Proyek pemindahan kantor Walikota
Pekanbaru menelan anggaran tahun jamak sebesar Rp 1,4 Triliunan. Masyarakat
harus lebih kritis terhadap pembangunan yang sarat dengan skenario busuk dari
penguasa. Saya mencermati ada pelanggaran pada Permendagri Nomor 30 Tahun 2012.
Pada pasal 4 menyebutkan syarat aspirasi masyarakat yang harus dilengkapi
sebagai pengusul pemindahan ibu kota atau pusat pemerintahan. Selanjutnya
syarat naskah akademik, surat Gubernur kepada Mendagri, keputusan DPRD, baru
dikukuhkan dan disetujui oleh Presiden memalui Keputusan Presiden. Menjadi pertanyaan
adalah apakah pemindahan kantor Walikota
telah sesuai dengan Permendagri tersebut. Tanya kepada rumput yang bergoyang.
Ketika saya diskusi dengan mantan
Walikota Pekanbaru Bpk. H. Herman Abdullah beliau kurang setuju dengan rencana
busuk Walikota H. Firdaus, ST.MT mengenai rencana pemindahan kantor Walikota.
Beliau mempunyai pandangan bahwa kantor walikota sekarang masih relevan untuk
dipertahankan. Pusat pemerintahan harus dekat dengan kecamatan yang ada. Jika kantor
dipindahkan ke Tenayan Raya, tentu jauh diakses oleh masyarakat. Kesulitan berurusan dan memperlambat birokrasi.
Belum saatnya pemindahan kantor Walikota, karena kantor yang sekarang masih
layak dan masih bisa direhab jika dibutuhkan. Ditambah lagi terletak
ditengah-tengah kota. Kalau kita perhatikan daerah Kecamatan Tenayan Raya merupakan
pusat industri. Di lokasi tersebut daerah rawan banjir, ada gas, dan terletak
di ruang terbuka hijau.
Skenario busuk itu tidak lain untuk
memperkaya diri sendiri dari Walikota Firdaus, ponakan, saudara dan
kroni-kroninya. Ada indikasi Uang yang didapatkan dipergunakan untuk maju pada
pemilihan Walikota periode selanjutnya. Perlu kita ketahui proyek multyears
rawan praktek korupsi. Modus baru yang sudah diungkap KPK bahwa salah satu cara
cepat dan besar mendapatkan uang korupsi
bagi penguasa dengan menciptakan proyek mercusuar dengan nilai fantastik.

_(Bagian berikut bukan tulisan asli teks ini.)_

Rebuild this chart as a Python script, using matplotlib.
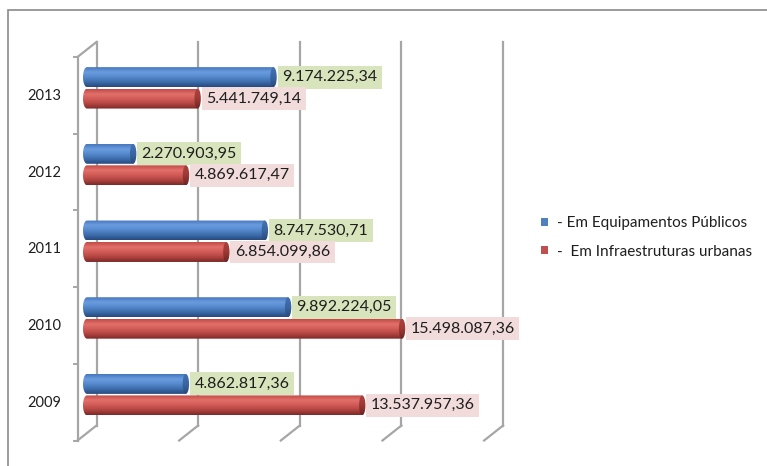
import numpy as np
import matplotlib
matplotlib.use("Agg")
import matplotlib.pyplot as plt
from matplotlib import transforms
from matplotlib.colors import LinearSegmentedColormap
from matplotlib.patches import Polygon, Ellipse, Rectangle, Patch

# Values (R$) per year
years = ["2009", "2010", "2011", "2012", "2013"]
equipamentos = [4862817.36, 9892224.05, 8747530.71, 2270903.95, 9174225.34]
infraestrutura = [13537957.36, 15498087.36, 6854099.86, 4869617.47, 5441749.14]
series_names = ["- Em Equipamentos Públicos", "-  Em Infraestruturas urbanas"]
x_ticks = [0, 5e6, 10e6, 15e6, 20e6]

plt.rcParams["font.family"] = ["Lato", "DejaVu Sans"]
TXT = "#1e1e1e"
GRID = "#a6a6a6"

fig = plt.figure(figsize=(7.67, 4.66), dpi=100)
ax = fig.add_axes([87 / 767, 33 / 466, 406.6 / 767, 383.5 / 466])
ax.set_xlim(0, 20e6)
ax.set_ylim(-0.5, 4.5)
ax.axis("off")

# pixel -> data conversion for the fake 3D depth
p0 = ax.transData.transform((0, 0))
p1 = ax.transData.transform((1e6, 1))
px_x = (p1[0] - p0[0]) / 1e6
px_y = p1[1] - p0[1]
DX, DY = 9.5, 7.5
dxd, dyd = DX / px_x, DY / px_y

back = transforms.offset_copy(ax.transData, fig, x=DX, y=DY, units="dots")
front = transforms.offset_copy(ax.transData, fig, x=-DX, y=-DY, units="dots")

# back wall gridlines + floor diagonals
for v in x_ticks:
    ax.plot([v, v], [-0.5, 4.5], color=GRID, lw=1.6, transform=back,
            clip_on=False, zorder=1)
    ax.plot([v - dxd, v + dxd], [-0.5 - dyd, -0.5 + dyd], color=GRID,
            lw=1.6, clip_on=False, zorder=1)

# left wall
ax.plot([0, 0], [-0.5, 4.5], color=GRID, lw=1.6, transform=front,
        clip_on=False, zorder=1)
ax.plot([-dxd, dxd], [4.5 - dyd, 4.5 + dyd], color=GRID, lw=1.6,
        clip_on=False, zorder=1)
for k in range(6):
    ax.plot([-4 / px_x, 0], [k - 0.5, k - 0.5], color=GRID, lw=1.4,
            transform=front, clip_on=False, zorder=1)

blue_body = LinearSegmentedColormap.from_list(
    "bb", ["#4678be", "#6b9ce0", "#5588cc", "#3d6cab", "#264a7e"])
blue_cap = LinearSegmentedColormap.from_list(
    "bc", ["#4272b0", "#3a67a2", "#284a7a"])
red_body = LinearSegmentedColormap.from_list(
    "rb", ["#c24b47", "#e2706b", "#d15a55", "#b14440", "#7a2a28"])
red_cap = LinearSegmentedColormap.from_list(
    "rc", ["#ad423e", "#9c3936", "#6e2422"])
grad = np.linspace(0, 1, 64).reshape(-1, 1)

h = 0.26
w = 8 / px_x  # cylinder end width


def cylinder(value, yc, body_cmap, cap_cmap):
    y0, y1 = yc - h / 2, yc + h / 2
    t = np.linspace(np.pi / 2, 3 * np.pi / 2, 40)
    verts = np.column_stack([w / 2 * np.cos(t), yc + h / 2 * np.sin(t)])
    verts = np.vstack([verts, [[value, y0], [value, y1]]])
    body = Polygon(verts, closed=True, transform=ax.transData)
    im = ax.imshow(grad, cmap=body_cmap, aspect="auto", origin="upper",
                   extent=(-w / 2, value, y0, y1), zorder=3)
    im.set_clip_path(body)
    im.set_clip_box(fig.bbox)
    cap = Ellipse((value, yc), w * 0.8, h, transform=ax.transData)
    im2 = ax.imshow(grad, cmap=cap_cmap, aspect="auto", origin="upper",
                    extent=(value - w / 2, value + w / 2, y0, y1), zorder=4)
    im2.set_clip_path(cap)
    im2.set_clip_box(fig.bbox)


def br(v):
    s = f"{v:,.2f}"
    return s.replace(",", "X").replace(".", ",").replace("X", ".")


for i, (e, r) in enumerate(zip(equipamentos, infraestrutura)):
    cylinder(e, i + 0.14, blue_body, blue_cap)
    cylinder(r, i - 0.14, red_body, red_cap)
    for v, yc, bg in [(e, i + 0.14, "#d8e4bc"), (r, i - 0.14, "#f2dcdb")]:
        ax.annotate(br(v), (v, yc), xytext=(4 + 4.5, 0),
                    textcoords="offset pixels", ha="left", va="center",
                    fontsize=11.5, color=TXT, zorder=6,
                    bbox=dict(boxstyle="square,pad=0.28", fc=bg, ec="none"))
    ax.text(0, i, years[i], ha="right", va="center", fontsize=10.5,
            color=TXT, transform=transforms.offset_copy(
                ax.transData, fig, x=-26, y=-8, units="dots"))

ax.set_xlim(0, 20e6)
ax.set_ylim(-0.5, 4.5)

handles = [Patch(fc="#4f81bd", ec="none"), Patch(fc="#c0504d", ec="none")]
fig.legend(handles, series_names, loc="center left",
           bbox_to_anchor=(541 / 767, 1 - 237.5 / 466), frameon=False,
           fontsize=11, handlelength=0.45, handleheight=0.45,
           handletextpad=0.6, labelspacing=0.95, borderpad=0,
           borderaxespad=0, labelcolor=TXT)

# outer chart frame
fig.patches.append(Rectangle((8 / 767, -0.1), 2, 1.1 - 10 / 466,
                             transform=fig.transFigure, fill=False,
                             ec="#8a8a8a", lw=1.2))

fig.savefig("out.png", dpi=100)
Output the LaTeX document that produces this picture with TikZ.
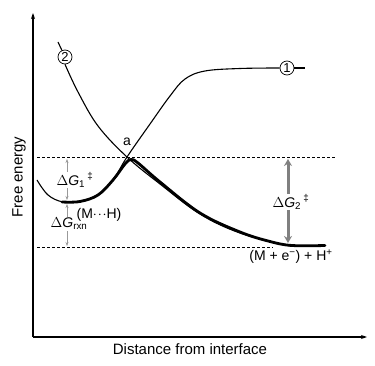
\documentclass[tikz,border=0pt]{standalone}
\usepackage{fontspec}
\setmainfont{Liberation Sans}
\usetikzlibrary{arrows.meta}

\begin{document}
\begin{tikzpicture}[x=1pt,y=-1pt,font=\fontsize{14}{16}\selectfont]
  \tikzstyle{tag}=[circle,draw,line width=0.7pt,fill=white,inner sep=0pt,minimum size=14pt,font=\fontsize{13}{13}\selectfont]
  \tikzstyle{level}=[dash pattern=on 3pt off 2pt,line width=0.8pt]
  \tikzstyle{curve}=[line width=1.1pt]
  \tikzstyle{gap}=[gray,fill=white,inner sep=1pt]
  \useasboundingbox (0,0) rectangle (375,366);

  % axes
  \coordinate (O) at (33,337);
  \coordinate (Y) at (33,13);
  \coordinate (X) at (367,337);
  \draw[line width=1.5pt,-{Stealth[length=6pt,width=4pt]}] (O) -- (Y);
  \draw[line width=1.5pt,-{Stealth[length=6pt,width=4pt]}] (O) -- (X);
  \node[rotate=90,font=\fontsize{15}{17}\selectfont] (yl) at (19,177) {Free energy};
  \node[font=\fontsize{15}{17}\selectfont] (xl) at (190,349) {Distance from interface};

  % energy levels
  \coordinate (top-l) at (37,157);
  \coordinate (top-r) at (335,157);
  \coordinate (low-l) at (37,247);
  \coordinate (low-r) at (273,247);
  \draw[level] (top-l) -- (top-r);
  \draw[level] (low-l) -- (low-r);

  % curve 1
  \node[tag] (c1) at (287,68) {1};
  \coordinate (c1-end) at (305,68);
  \draw[curve] plot[smooth,tension=0.6] coordinates {(37,180) (48,195) (63,202) (80,201) (98,195) (113,180) (127,157) (150,124) (170,96) (185,79) (205,71) (240,68.5) (c1.west)};
  \draw[curve] (c1) -- (c1-end);

  % curve 2
  \node[tag] (c2) at (65,57) {2};
  \draw[curve] (58,42) -- (c2);
  \draw[curve] plot[smooth,tension=0.6] coordinates {(c2.south) (78,92) (98,126) (127,157) (160,184) (200,214) (240,233) (290,246)};

  % lower envelope
  \draw[line width=2.8pt,line join=round,line cap=round] plot[smooth,tension=0.6] coordinates {(62,202) (80,201.5) (98,195) (113,180) (125,164) (131,159.5) (138,163) (160,182) (200,213) (240,232) (270,241.5) (292,245.5) (325,245.5)};

  % barriers
  \coordinate (g1-t) at (67,159);
  \coordinate (g1-b) at (67,200);
  \coordinate (gr-t) at (67,204);
  \coordinate (gr-b) at (67,246);
  \coordinate (g2-t) at (288,159);
  \coordinate (g2-b) at (288,243);
  \draw[gray!80,line width=0.8pt,{Stealth[length=4pt,width=3pt]}-{Stealth[length=4pt,width=3pt]}] (g1-t) -- (g1-b);
  \draw[gray!80,line width=0.8pt,{Stealth[length=4pt,width=3pt]}-{Stealth[length=4pt,width=3pt]}] (gr-t) -- (gr-b);
  \draw[gray,line width=3pt,{Stealth[length=7pt,width=8pt]}-{Stealth[length=7pt,width=8pt]}] (g2-t) -- (g2-b);
  \node[gap,text=black] (dg1) at (75,180) {$\Delta$\textit{G}\textsubscript{1}\,\textsuperscript{‡}};
  \node[gap,text=black] (dgr) at (69,224) {$\Delta$\textit{G}\textsubscript{rxn}};
  \node[gap,text=black] (dg2) at (291,202) {$\Delta$\textit{G}\textsubscript{2}\,\textsuperscript{‡}};

  % labels
  \node (a) at (127,142) {a};
  \node (mh) at (99,215) {(M$\cdot\!\cdot\!\cdot$H)};
  \node (prod) at (291,257) {(M + e\textsuperscript{−}) + H\textsuperscript{+}};
\end{tikzpicture}
\end{document}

Sebagai contoh kasus korupsi PON dan kasus wisma atlet Hambalang.
Modus Mark Up Anggaran
ala Walikota Firdaus. ST, MT
Modus yang dilakukan dengan tanah
dibeli terlebih dahulu oleh Walikota Pekanbaru bersama kroninya dengan harga
murah kemudian rencana pemindahan kantor disetujui oleh DPRD Kota Pekanbaru yaitu
sekitar 51 % suara, yang sebagian diberi uang suap sebagian lagi ditekan oleh Walikota
pekanbaru Karena merupakan anggota dari walikota Firdaus. ST,MT di Partai Demokrat,
selanjutnya harga yang dikehendaki oleh Walikota Pekanbaru Firdaus.ST, MT
dijustifikasi oleh BPK perwakilan Riau, appraisal dan tim diambil dari berbagai
instansi, sebagai contoh ada tanah yang dibebaskan dari seseorang (Bakri) seluas
lebih kurang 42 Ha yang dibayar oleh Walikota Pekanbaru Firdaus. ST, MT/kroni
seharga 6 (enam) miliar Rupiah sudah termasuk komisi perantara dan Pemda Kota
Pekanbaru untuk itu mengeluarkan uang ratusan Milyar Rupiah, dengan demikian
terjadi mark up dalam pembebasan
lahan.
Sampai sekarang sudah dikeluarkan uang kas daerah berkisar
400 Miliar Rupiah dan dari uang tersebut diprediksi telah dikorupsi sekitar 70
% dari total jumlah. Praktek korupsi dan kolusi akan berlanjut dalam
pembangunan yang lainnya sebagaimana proyek-proyek yang ada di Kota Pekanbaru yang
dikerjakan oleh KEPONAKAN, IPAR, SAUDARA
DAN KRONI DARI WALIKOTA PEKANBARU FIRDAUS. ST, MT.